Félicie n’a, dans un premier temps, pas voulu déposer plainte contre le docteur G. Une psychologue lui conseille de se confier à la police qui «m’a dit que je n’étais pas seule». Sur seize consultations, le gynécologue aurait répété ses gestes une douzaine de fois. «J’en parle aujourd’hui parce que je n’ai pas le choix.»
La défense du docteur G demande à la victime de bien vouloir signer de sa main sa déclaration selon laquelle elle n’aurait plus eu aucun contact avec l’ancien associé du docteur G, le docteur A.
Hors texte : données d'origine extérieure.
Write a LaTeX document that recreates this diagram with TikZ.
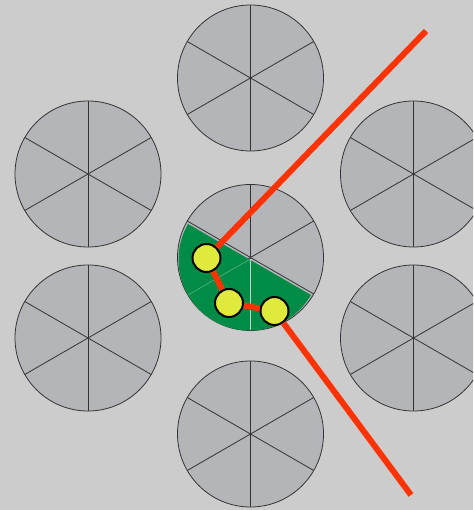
\documentclass[tikz,border=0pt]{standalone}
\usetikzlibrary{positioning}
\definecolor{bggray}{RGB}{204,204,204}
\definecolor{strandgray}{RGB}{180,181,185}
\definecolor{sectorgreen}{RGB}{0,140,70}
\definecolor{ballyellow}{RGB}{224,234,60}
\definecolor{routered}{RGB}{255,51,0}
\tikzset{
  strand/.style={draw=black!80, fill=strandgray, line width=0.8pt},
  spoke/.style={black!80, line width=0.8pt},
  sector/.style={fill=sectorgreen},
  route/.style={routered, line width=6pt},
  ball/.style={circle, draw=black, fill=ballyellow, line width=2pt, minimum size=28pt, inner sep=0pt}
}
\begin{document}
\begin{tikzpicture}[x=1pt,y=1pt]
  \useasboundingbox (0,0) rectangle (473,510);
  \clip (0,0) rectangle (473,510);
  \fill[bggray] (0,0) rectangle (473,510);
  \foreach \cx/\cy in {250.5/252.5, 250.5/432, 88/336, 413.5/336, 88/172, 413.5/172, 250.5/76}{
    \draw[strand] (\cx,\cy) circle (73);
    \foreach \a in {30,90,150}{\draw[spoke,shift={(\cx,\cy)}] (\a:73)--(\a+180:73);}
  }
  \fill[sector] (249.5,250.5) ++(150:71) arc[start angle=150,end angle=330,radius=71] -- cycle;
  \draw[gray!40!white, line width=0.8pt] (250.5,250.5) -- ++(270:71);
  \draw[sectorgreen!60!white, line width=0.5pt] (249.5,250.5) -- ++(210:71);
  \node[ball] (b1) at (206.5,252) {};
  \node[ball] (b2) at (229,207) {};
  \node[ball] (b3) at (274.5,199) {};
  \coordinate (entry) at (426,479);
  \coordinate (exit) at (411,15);
  \draw[route] (entry) -- (b1) -- (b2) -- (b3) -- (exit);
\end{tikzpicture}
\end{document}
Les deux médecins ne se sont pas quittés en très bons termes et l’un a accusé l’autre de diffamation. Le docteur A est appelé à témoigner dans le cadre de ce procès.
«Il buvait du champagne»
Ce n’est pas la première fois que le docteur G se retrouve face aux juges. En 2018 notamment, il avait assigné deux médecins stagiaires en justice par citation directe pour diffamation et calomnie.
Dans le cadre de l’enquête autour de l’affaire qui va occuper la 13e chambre criminelle du tribunal d’arrondissement de Luxembourg cette semaine, les deux jeunes femmes avaient dénoncé des méthodes de travail très spéciales de sa part.
«Il ne respecte personne, se prenant lui-même pour un dieu. Je voyais les patientes quand lui se reposait, buvait du champagne…», avait témoigné l’une d’elles au Quotidien. La 12e chambre correctionnelle avait acquitté les deux jeunes femmes. La Cour d’appel avait confirmé le jugement.
Le gynécologue réclamait 30 000 euros de dommages et intérêts au titre du préjudice. Selon lui, elles auraient menti «avec la seule volonté de (lui) nuire». «Depuis 20 ans, j’exerce comme gynécologue au Luxembourg. Je suis d’astreinte 24 h/24. Je veille à ma consommation d’alcool», avait-il appuyé.
En mars 2022, il avait ensuite été condamné à une amende de 30 000 euros par jugement sur accord pour avoir facturé des consultations médicales qu’il n’avait pas effectuées lui-même entre 2012 et 2013.
Neuf mois plus tard, il avait été condamné à un an d’interdiction d’exercer par le Conseil supérieur de discipline du Collège médical, dont la moitié avec sursis. Il lui était notamment reproché d’avoir gonflé ses honoraires et prétendu que ses services n’étaient pas remboursés par la sécurité sociale, selon nos collègues de wort.lu.
Une quinzaine de témoins seront entendus cette semaine. À commencer par les trois autres victimes, l’enquêteur de la police judiciaire et quelques experts, entre autres.